[start of Dataset section]
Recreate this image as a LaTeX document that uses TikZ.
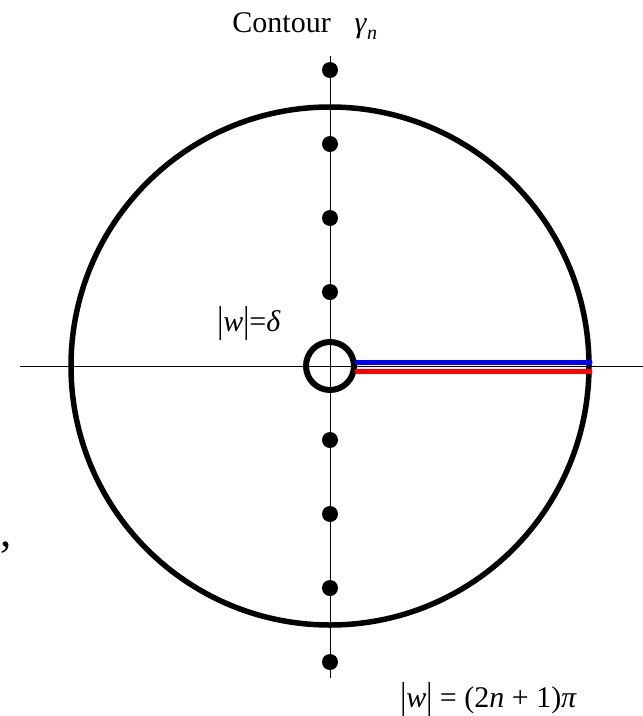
\documentclass[tikz,border=0pt]{standalone}
\usepackage{fontspec}
\setmainfont{Liberation Serif}
\usetikzlibrary{positioning}

\newcommand{\tallbar}{\raisebox{-0.06em}{\scalebox{1}[1.25]{|}}}

\begin{document}
\begin{tikzpicture}[x=1pt, y=-1pt, thick]

    \tikzstyle{pole}=[circle, fill=black, inner sep=0pt, minimum size=16pt]
    \tikzstyle{contour}=[line width=5.5pt, draw=black]
    \tikzstyle{axis}=[line width=0.9pt, draw=black]
    \tikzstyle{cut}=[line width=5pt, line cap=round]
    \tikzstyle{label}=[inner sep=0pt, font=\fontsize{30}{34}\selectfont]

    \useasboundingbox (0,0) rectangle (643,716);

    \coordinate (ORIGIN) at (330,366);
    \coordinate (XMIN) at (20,366);
    \coordinate (XMAX) at (643,366);
    \coordinate (YMAX) at (330,56);
    \coordinate (YMIN) at (330,678);

    \draw[axis] (XMIN) -- (XMAX);
    \draw[axis] (YMAX) -- (YMIN);

    \foreach \k in {1,...,4} {
      \node[pole] (UP\k) at (330,366-74*\k) {};
      \node[pole] (DOWN\k) at (330,366+74*\k) {};
    }

    \draw[contour] (ORIGIN) circle[radius=259];
    \draw[contour, line width=6pt] (ORIGIN) circle[radius=24];

    \coordinate (BLUESTART) at (357,362);
    \coordinate (BLUEEND) at (590,362);
    \coordinate (REDSTART) at (357,371);
    \coordinate (REDEND) at (590,371);
    \draw[cut, blue] (BLUESTART) -- (BLUEEND);
    \draw[cut, red] (REDSTART) -- (REDEND);

    \node[label, anchor=base west] (TITLE) at (232,32)
      {Contour\hspace{0.8em}\textit{γ}\raisebox{-0.25em}{\fontsize{20}{22}\selectfont\textit{n}}};
    \node[label, anchor=base west] (SMALL) at (217,331)
      {\tallbar\textit{w}\tallbar=\textit{δ}};
    \node[label, anchor=base west] (BIG) at (400,707)
      {\tallbar\textit{w}\tallbar\ = (2\textit{n} + 1)\textit{π}};
    \node[inner sep=0pt, anchor=base west, font=\fontsize{45}{50}\selectfont] (MARK) at (0,546) {,};

  \end{tikzpicture}
\end{document}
[end of Dataset section]
Stated task>
Without the pictures, retype the whole of the material above exactly.

Response>
Recreate this image as a LaTeX document that uses TikZ.
\documentclass[tikz,border=0pt]{standalone}
\usepackage{fontspec}
\setmainfont{Liberation Serif}
\usetikzlibrary{positioning}

\newcommand{\tallbar}{\raisebox{-0.06em}{\scalebox{1}[1.25]{|}}}

\begin{document}
\begin{tikzpicture}[x=1pt, y=-1pt, thick]

    \tikzstyle{pole}=[circle, fill=black, inner sep=0pt, minimum size=16pt]
    \tikzstyle{contour}=[line width=5.5pt, draw=black]
    \tikzstyle{axis}=[line width=0.9pt, draw=black]
    \tikzstyle{cut}=[line width=5pt, line cap=round]
    \tikzstyle{label}=[inner sep=0pt, font=\fontsize{30}{34}\selectfont]

    \useasboundingbox (0,0) rectangle (643,716);

    \coordinate (ORIGIN) at (330,366);
    \coordinate (XMIN) at (20,366);
    \coordinate (XMAX) at (643,366);
    \coordinate (YMAX) at (330,56);
    \coordinate (YMIN) at (330,678);

    \draw[axis] (XMIN) -- (XMAX);
    \draw[axis] (YMAX) -- (YMIN);

    \foreach \k in {1,...,4} {
      \node[pole] (UP\k) at (330,366-74*\k) {};
      \node[pole] (DOWN\k) at (330,366+74*\k) {};
    }

    \draw[contour] (ORIGIN) circle[radius=259];
    \draw[contour, line width=6pt] (ORIGIN) circle[radius=24];

    \coordinate (BLUESTART) at (357,362);
    \coordinate (BLUEEND) at (590,362);
    \coordinate (REDSTART) at (357,371);
    \coordinate (REDEND) at (590,371);
    \draw[cut, blue] (BLUESTART) -- (BLUEEND);
    \draw[cut, red] (REDSTART) -- (REDEND);

    \node[label, anchor=base west] (TITLE) at (232,32)
      {Contour\hspace{0.8em}\textit{γ}\raisebox{-0.25em}{\fontsize{20}{22}\selectfont\textit{n}}};
    \node[label, anchor=base west] (SMALL) at (217,331)
      {\tallbar\textit{w}\tallbar=\textit{δ}};
    \node[label, anchor=base west] (BIG) at (400,707)
      {\tallbar\textit{w}\tallbar\ = (2\textit{n} + 1)\textit{π}};
    \node[inner sep=0pt, anchor=base west, font=\fontsize{45}{50}\selectfont] (MARK) at (0,546) {,};

  \end{tikzpicture}
\end{document}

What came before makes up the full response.